Of all the lines in this data, how many include "chart"? Respond with the number only.
## Start Data excerpts
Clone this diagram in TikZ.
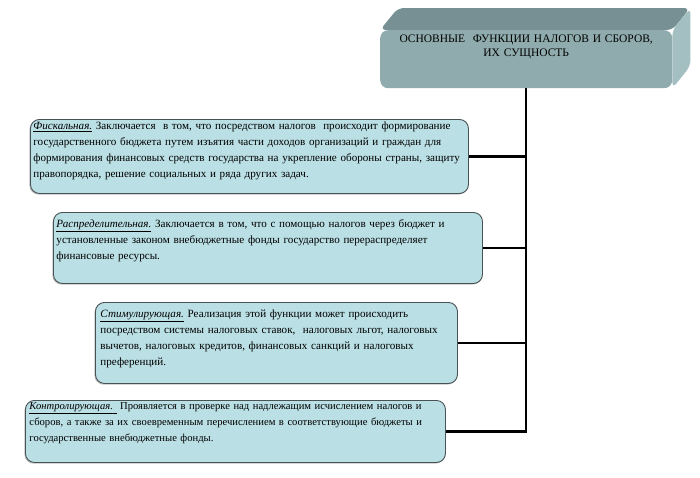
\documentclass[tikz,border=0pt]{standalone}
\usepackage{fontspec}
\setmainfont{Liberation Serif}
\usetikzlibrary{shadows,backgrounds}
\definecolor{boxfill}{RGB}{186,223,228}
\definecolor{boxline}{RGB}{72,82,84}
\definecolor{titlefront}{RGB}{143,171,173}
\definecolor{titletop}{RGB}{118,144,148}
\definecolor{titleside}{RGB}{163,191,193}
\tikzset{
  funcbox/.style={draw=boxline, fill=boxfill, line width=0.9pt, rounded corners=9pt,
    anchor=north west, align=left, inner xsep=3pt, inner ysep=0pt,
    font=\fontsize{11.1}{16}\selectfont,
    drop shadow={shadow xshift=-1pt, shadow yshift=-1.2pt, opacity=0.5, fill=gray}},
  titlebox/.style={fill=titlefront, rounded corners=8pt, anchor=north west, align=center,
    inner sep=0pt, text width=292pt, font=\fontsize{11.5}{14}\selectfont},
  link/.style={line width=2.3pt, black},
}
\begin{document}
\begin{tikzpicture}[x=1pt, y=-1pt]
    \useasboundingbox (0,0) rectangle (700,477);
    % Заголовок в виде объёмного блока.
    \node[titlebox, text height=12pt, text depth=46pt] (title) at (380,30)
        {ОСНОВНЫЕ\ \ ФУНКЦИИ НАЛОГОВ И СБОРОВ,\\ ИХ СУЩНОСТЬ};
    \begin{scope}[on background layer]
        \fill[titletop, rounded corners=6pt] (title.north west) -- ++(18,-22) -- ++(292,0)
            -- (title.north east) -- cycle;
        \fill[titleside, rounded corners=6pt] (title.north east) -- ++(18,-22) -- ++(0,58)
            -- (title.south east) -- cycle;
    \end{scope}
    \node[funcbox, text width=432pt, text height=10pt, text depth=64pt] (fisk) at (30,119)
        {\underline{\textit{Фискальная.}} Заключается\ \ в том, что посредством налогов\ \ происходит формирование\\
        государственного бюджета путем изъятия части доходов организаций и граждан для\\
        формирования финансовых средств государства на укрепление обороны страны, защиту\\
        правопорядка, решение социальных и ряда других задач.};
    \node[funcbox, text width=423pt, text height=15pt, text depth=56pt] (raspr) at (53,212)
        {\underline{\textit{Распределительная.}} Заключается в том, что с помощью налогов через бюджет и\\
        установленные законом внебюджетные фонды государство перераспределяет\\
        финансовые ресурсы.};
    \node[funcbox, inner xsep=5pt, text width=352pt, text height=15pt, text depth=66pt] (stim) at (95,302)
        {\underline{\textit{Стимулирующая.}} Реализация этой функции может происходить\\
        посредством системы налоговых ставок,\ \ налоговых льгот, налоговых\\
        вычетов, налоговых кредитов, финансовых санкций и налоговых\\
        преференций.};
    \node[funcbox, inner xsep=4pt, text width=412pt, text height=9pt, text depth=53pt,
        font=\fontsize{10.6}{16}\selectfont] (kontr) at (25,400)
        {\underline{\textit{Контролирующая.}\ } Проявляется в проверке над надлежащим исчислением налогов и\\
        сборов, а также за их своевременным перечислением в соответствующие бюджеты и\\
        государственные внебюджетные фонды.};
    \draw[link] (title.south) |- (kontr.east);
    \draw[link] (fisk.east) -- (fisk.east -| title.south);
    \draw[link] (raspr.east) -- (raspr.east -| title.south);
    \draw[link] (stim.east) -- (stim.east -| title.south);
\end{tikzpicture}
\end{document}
## End Data excerpts
## Start Data excerpts
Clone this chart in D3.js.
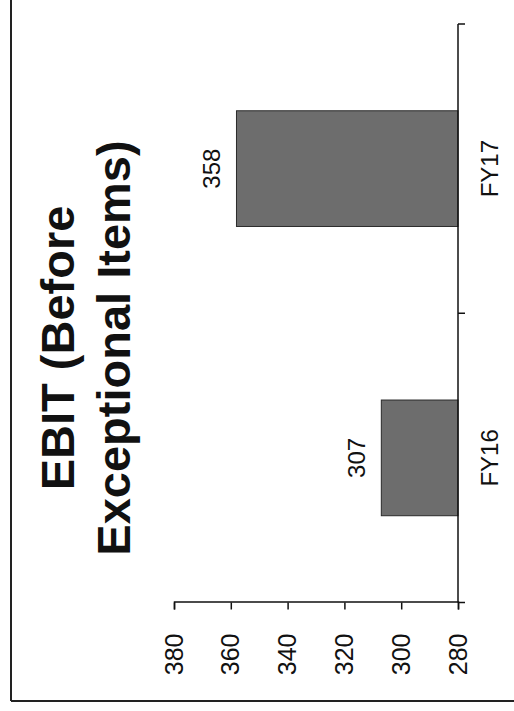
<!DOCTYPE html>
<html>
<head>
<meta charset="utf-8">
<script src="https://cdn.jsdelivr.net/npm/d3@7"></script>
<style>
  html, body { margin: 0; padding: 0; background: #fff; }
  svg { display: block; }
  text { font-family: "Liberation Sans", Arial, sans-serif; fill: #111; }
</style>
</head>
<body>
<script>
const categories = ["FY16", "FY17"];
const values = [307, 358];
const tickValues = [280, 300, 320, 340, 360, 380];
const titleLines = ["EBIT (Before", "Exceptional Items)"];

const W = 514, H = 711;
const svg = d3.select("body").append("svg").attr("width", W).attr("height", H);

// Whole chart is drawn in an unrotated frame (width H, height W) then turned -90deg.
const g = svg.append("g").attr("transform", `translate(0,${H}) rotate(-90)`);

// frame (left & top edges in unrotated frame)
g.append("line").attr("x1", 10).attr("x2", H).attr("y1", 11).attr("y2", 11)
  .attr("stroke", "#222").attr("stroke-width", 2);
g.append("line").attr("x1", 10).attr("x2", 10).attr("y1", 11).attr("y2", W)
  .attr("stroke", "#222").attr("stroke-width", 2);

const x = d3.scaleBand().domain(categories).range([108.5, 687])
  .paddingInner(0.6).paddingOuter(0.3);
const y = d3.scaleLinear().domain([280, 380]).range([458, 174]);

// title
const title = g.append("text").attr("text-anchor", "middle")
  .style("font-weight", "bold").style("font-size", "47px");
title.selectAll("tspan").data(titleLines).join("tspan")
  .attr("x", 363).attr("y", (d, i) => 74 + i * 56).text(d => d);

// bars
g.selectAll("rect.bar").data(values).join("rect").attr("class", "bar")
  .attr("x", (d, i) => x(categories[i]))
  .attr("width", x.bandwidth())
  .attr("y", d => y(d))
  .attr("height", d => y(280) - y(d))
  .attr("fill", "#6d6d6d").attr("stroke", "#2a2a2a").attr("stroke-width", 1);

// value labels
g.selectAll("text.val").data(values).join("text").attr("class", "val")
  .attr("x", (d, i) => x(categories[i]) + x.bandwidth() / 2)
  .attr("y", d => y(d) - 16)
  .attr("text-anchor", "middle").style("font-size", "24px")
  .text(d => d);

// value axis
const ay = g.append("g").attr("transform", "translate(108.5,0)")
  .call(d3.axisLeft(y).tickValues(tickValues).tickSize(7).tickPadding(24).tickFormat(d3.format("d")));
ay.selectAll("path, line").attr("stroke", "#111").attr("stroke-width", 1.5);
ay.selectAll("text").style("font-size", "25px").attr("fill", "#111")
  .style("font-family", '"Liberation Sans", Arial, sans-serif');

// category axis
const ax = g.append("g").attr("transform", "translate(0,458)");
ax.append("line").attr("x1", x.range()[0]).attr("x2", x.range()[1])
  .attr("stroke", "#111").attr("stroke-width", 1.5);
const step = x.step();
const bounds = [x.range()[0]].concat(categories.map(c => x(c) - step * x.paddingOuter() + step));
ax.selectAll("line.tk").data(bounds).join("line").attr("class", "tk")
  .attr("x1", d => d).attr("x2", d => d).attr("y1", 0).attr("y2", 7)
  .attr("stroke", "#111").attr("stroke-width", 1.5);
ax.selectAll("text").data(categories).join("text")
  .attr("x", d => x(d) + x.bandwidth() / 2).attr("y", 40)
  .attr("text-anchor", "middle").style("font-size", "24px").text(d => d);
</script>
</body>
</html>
## End Data excerpts
## Start Data excerpts
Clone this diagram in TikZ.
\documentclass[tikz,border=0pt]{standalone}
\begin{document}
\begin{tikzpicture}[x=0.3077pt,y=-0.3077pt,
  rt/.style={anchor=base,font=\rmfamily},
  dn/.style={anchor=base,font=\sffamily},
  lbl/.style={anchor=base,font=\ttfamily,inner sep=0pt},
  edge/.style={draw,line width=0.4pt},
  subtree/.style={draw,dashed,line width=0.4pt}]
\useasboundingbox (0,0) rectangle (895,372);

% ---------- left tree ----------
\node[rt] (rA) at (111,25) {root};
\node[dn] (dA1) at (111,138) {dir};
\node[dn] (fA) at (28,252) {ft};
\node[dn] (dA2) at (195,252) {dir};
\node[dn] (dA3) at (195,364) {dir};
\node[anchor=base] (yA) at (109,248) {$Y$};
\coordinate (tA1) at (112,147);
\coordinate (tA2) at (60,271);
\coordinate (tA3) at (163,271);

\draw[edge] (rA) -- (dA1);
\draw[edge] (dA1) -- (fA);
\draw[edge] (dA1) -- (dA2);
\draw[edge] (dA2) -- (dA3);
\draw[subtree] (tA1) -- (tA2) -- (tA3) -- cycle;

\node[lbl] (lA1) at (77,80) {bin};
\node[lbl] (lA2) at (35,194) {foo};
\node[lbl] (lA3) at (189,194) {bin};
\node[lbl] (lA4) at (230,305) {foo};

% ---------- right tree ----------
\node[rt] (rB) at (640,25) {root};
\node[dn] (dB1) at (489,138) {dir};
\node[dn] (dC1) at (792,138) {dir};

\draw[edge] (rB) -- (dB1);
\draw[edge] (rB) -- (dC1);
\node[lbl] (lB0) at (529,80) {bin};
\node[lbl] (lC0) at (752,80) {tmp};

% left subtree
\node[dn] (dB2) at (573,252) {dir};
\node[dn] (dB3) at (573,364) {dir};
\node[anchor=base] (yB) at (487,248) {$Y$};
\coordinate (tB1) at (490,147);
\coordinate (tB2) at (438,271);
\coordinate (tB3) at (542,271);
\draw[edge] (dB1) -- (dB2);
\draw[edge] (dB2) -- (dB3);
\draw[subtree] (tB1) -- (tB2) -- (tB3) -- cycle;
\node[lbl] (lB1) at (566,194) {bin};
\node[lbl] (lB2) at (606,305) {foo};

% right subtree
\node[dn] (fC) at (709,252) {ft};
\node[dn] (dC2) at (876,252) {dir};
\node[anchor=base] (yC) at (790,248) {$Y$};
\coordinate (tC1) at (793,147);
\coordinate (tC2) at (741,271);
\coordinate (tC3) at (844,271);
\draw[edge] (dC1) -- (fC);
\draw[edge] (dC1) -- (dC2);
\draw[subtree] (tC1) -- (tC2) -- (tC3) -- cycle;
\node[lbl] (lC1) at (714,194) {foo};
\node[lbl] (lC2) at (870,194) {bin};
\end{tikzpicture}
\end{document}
## End Data excerpts
- Solution to the problem
2